HAMBURG.- The Drawing Room is presenting new works by the Berlin-based artist Frank Maier (born 1966 in Stuttgart). For his first solo exhibition at the Drawing Room, Maier has created wall paintings reminiscent of colour fields, which form the background for his graphically well-defined, yet intricate works, painted in pastose acrylic on canvas in a retro-modernist style. He draws his material from the repertoire of forms used in concrete art and by the Russian Constructivist artists, in order to create his own self-referencing architecture of images.
Within the borders of the inner pictorial space, marked with colour, the artist uses geometrical vocabulary in a stringent and consistent manner. For Maier, the paintings do not portray life or reality but are themselves part of this life and this reality living beings. The line plays an important role in his painting and therefore the delicate border lines define the hermetically closed pictorial space, which is mounted on painted wooden boxes, hence making it threedimensional. Inside this space, the line resembles a thread, stretched across the painted surface, linking the geometrical elements, intersecting and undercutting them. The subsequent constellations created between the individual elements of the picture, such as parallel lines and intersections, connection and separation or consolidation and dispersal, also involve the viewer on an emotional level in Maier's idiosyncratic, abstract visual universe.
"Maier, like someone playing at billiards, designs possible runs of the play for his picture fields. However, the results are never clear because they are designed as wafting constellations. Maier plays his game in a closed world, wherein each picture echoes the other one (Stephan Berg, The Mirror Cabinet of Images, in Related Structures, Kienzle Art Foundation, Berlin, 2012, p. 11).

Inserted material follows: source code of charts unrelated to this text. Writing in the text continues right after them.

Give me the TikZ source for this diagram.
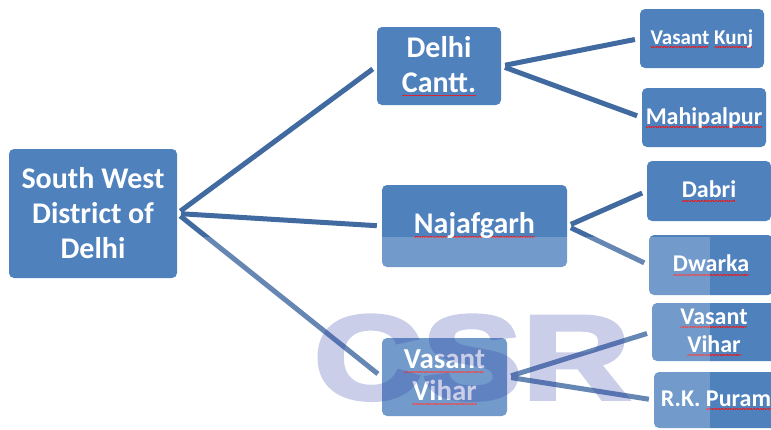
\documentclass[tikz,border=0pt]{standalone}
\usepackage{fontspec}
\setmainfont{Carlito}
\newfontfamily\wmfont[BoldFont={Liberation Sans Bold}, BoldFeatures={FakeBold=3}]{Liberation Sans}
\definecolor{boxblue}{RGB}{79,129,189}
\definecolor{linkblue}{RGB}{64,106,160}
\definecolor{spellred}{RGB}{215,40,50}
\definecolor{wmcolor}{RGB}{50,60,170}
\newcommand\redsq[1]{\setbox0\hbox{#1}\rlap{\color{spellred}\raisebox{-3pt}{\hbox to\wd0{\leaders\hbox{\rule{0.7pt}{0.4pt}\rule[0.4pt]{0.7pt}{0.4pt}}\hfil}}}\box0\relax}
\tikzset{
  box/.style={fill=boxblue, rounded corners=5pt, text=white, align=center,
    inner sep=0pt, font=\bfseries},
  lvlone/.style={box, font=\bfseries\fontsize{30}{35}\selectfont},
  lvltwo/.style={box, font=\bfseries\fontsize{30}{35}\selectfont},
  lvlthree/.style={box, font=\bfseries\fontsize{24}{28}\selectfont},
  link/.style={draw=linkblue, line width=5pt, shorten <=4pt, shorten >=5pt}
}
\begin{document}
\begin{tikzpicture}[x=1pt,y=-1pt]
\useasboundingbox (0,0) rectangle (771,429);
% nodes
\node[lvlone, minimum width=168pt, minimum height=129pt] (root) at (93,213.5)
  {South West\\District of\\Delhi};
\node[lvltwo, minimum width=124pt, minimum height=78pt] (dc) at (439,66)
  {Delhi\\\redsq{Cantt.}};
\node[lvltwo, minimum width=185pt, minimum height=82pt] (naj) at (474.5,226)
  {\redsq{Najafgarh}};
\node[lvltwo, minimum width=125pt, minimum height=78pt, font=\bfseries\fontsize{29}{32}\selectfont] (vv) at (444.5,377)
  {\redsq{Vasant}\\\redsq{Vihar}};
\node[lvlthree, minimum width=124pt, minimum height=59pt, font=\bfseries\fontsize{21}{25}\selectfont] (vk) at (702,38.5)
  {\redsq{Vasant} \redsq{Kunj}};
\node[lvlthree, minimum width=124pt, minimum height=59pt] (mah) at (704,117.5)
  {\redsq{Mahipalpur}};
\node[lvlthree, minimum width=124pt, minimum height=60pt] (dab) at (709,191)
  {\redsq{Dabri}};
\node[lvlthree, minimum width=124pt, minimum height=60pt] (dwa) at (711,265)
  {\redsq{Dwarka}};
\node[lvlthree, minimum width=124pt, minimum height=58pt] (vv2) at (714,332)
  {\redsq{Vasant}\\\redsq{Vihar}};
\node[lvlthree, minimum width=124pt, minimum height=56pt] (rk) at (716,400)
  {R.K. \redsq{Puram}};
% connectors
\draw[link] (root.east) -- (dc.west);
\draw[link] (root.east) -- (naj.west);
\draw[link] (root.east) -- (vv.west);
\draw[link] (dc.east) -- (vk.west);
\draw[link] (dc.east) -- (mah.west);
\draw[link] (naj.east) -- (dab.west);
\draw[link] (naj.east) -- (dwa.west);
\draw[link] (vv.east) -- (vv2.west);
\draw[link] (vv.east) -- (rk.west);
% light veil over lower part
\fill[white, opacity=0.2] (195,237) rectangle (710,429);
% watermark
\begin{scope}[transparency group, opacity=0.25]
\node[anchor=base, font=\wmfont\bfseries\fontsize{120}{120}\selectfont,
  text=wmcolor, xscale=1.25, inner sep=0pt] (wm) at (472,399) {CSR};
\end{scope}
\end{tikzpicture}
\end{document}
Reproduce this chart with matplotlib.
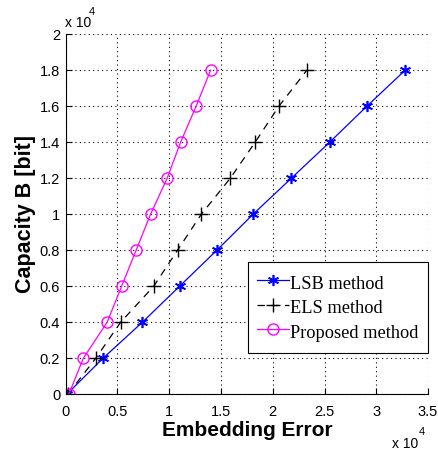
import matplotlib
matplotlib.use('Agg')
import matplotlib.pyplot as plt

# values in units of 1e4 (error, capacity)
lsb_err = [0.01, 0.36, 0.74, 1.10, 1.46, 1.81, 2.18, 2.55, 2.91, 3.28]
els_err = [0.02, 0.29, 0.53, 0.85, 1.08, 1.31, 1.59, 1.83, 2.06, 2.33]
prop_err = [0.03, 0.17, 0.40, 0.54, 0.68, 0.82, 0.98, 1.11, 1.26, 1.40]
capacity = [0.0, 0.2, 0.4, 0.6, 0.8, 1.0, 1.2, 1.4, 1.6, 1.8]

xticks = [0, 0.5, 1, 1.5, 2, 2.5, 3, 3.5]
yticks = [0, 0.2, 0.4, 0.6, 0.8, 1, 1.2, 1.4, 1.6, 1.8, 2]

fig = plt.figure(figsize=(4.39, 4.55), dpi=100)
ax = fig.add_axes([0.1497, 0.1334, 0.8253, 0.7916])

# matlab style asterisk
star = (6, 2, 0)
ax.plot(lsb_err, capacity, '-', color='blue', marker=star, markersize=8,
        markeredgewidth=1.2, linewidth=0.9, label='LSB method')
ax.plot(els_err, capacity, '--', color='black', marker='+', markersize=10,
        linewidth=0.9, dashes=(6, 5), label='ELS method')
ax.plot(prop_err, capacity, '-', color='magenta', marker='o', markersize=8,
        markerfacecolor='none', linewidth=0.9, label='Proposed method')

ax.set_xlim(0, 3.5)
ax.set_ylim(0, 2)
ax.set_xticks(xticks)
ax.set_yticks(yticks)
ax.set_xticklabels(['%g' % t for t in xticks], family='Liberation Sans', fontsize=10.5)
ax.set_yticklabels(['%g' % t for t in yticks], family='Liberation Sans', fontsize=10.5)
ax.tick_params(direction='in', length=4)
ax.tick_params(axis='x', pad=8)
ax.tick_params(axis='y', pad=4)

ax.grid(True, linestyle=(0, (1, 3)), color='black', linewidth=0.8)
ax.spines['top'].set_visible(False)
ax.spines['right'].set_visible(False)

ax.set_xlabel('Embedding Error', family='Liberation Sans', fontsize=15,
              fontweight='bold', labelpad=1)
ax.set_ylabel('Capacity B [bit]', family='Liberation Sans', fontsize=15.5,
              fontweight='bold', labelpad=3)

# multiplier labels like MATLAB
fig.text(0.148, 0.94, 'x 10', family='Liberation Sans', fontsize=10)
fig.text(0.203, 0.967, '4', family='Liberation Sans', fontsize=8)
fig.text(0.893, 0.015, 'x 10', family='Liberation Sans', fontsize=10)
fig.text(0.955, 0.045, '4', family='Liberation Sans', fontsize=8)

leg = ax.legend(loc='lower right', bbox_to_anchor=(1.0, 0.115),
                prop={'family': 'Liberation Serif', 'size': 13.2},
                fancybox=False, framealpha=1, edgecolor='black',
                handlelength=1.7, handleheight=1.6, handletextpad=0.1,
                labelspacing=0.05, borderpad=0.5, borderaxespad=0)
leg.get_frame().set_linewidth(0.8)

fig.savefig('out.png', dpi=100)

According to the artist, the exhibition title Melon Man & Crab Shakes is a reference to a very serious yet also humorous reality present in the exhibition. The four-piece Melon Man is on show on the grey wall of the Drawing Room and works from the Crabs series, based on a green-and-pink wall painting, are also presented.
For Frank Maier, the element of the real plays a substantial role in the abstract. It guides him in the search for the visual subject and helps him develop a methodological visual language with a modular structure. Maier is not concerned with portraying optical reality in his paintings but is interested rather in elementary questions: What is painting able to portray that no other medium or no other artistic technique is able to visualise? What makes it special and what role does the artistic subject itself play here? What does painting have to do with Frank Maier's identity as a human being and what is the importance of his experience for visual reality? It is this lustful solemnity that inspires Frank Maier to question both himself and the painting, at the same time touching on the existentialist theme inherent in painting as a historical tradition.
Born in 1966 in Stuttgart, Frank Maier lives and works in Berlin. Following his studies of sculpture at the Staatliche Akademie der Bildenden Künste Karlsruhe from 1989 to 1995 he received a graduate residency grant in Vienna awarded by the state of Baden-Württemberg in 1996. Works by Frank Maier are represented in the following collections, among others: Bayerische Staatsgemäldesammlungen, Munich, Kienzle Art Foundation, Berlin.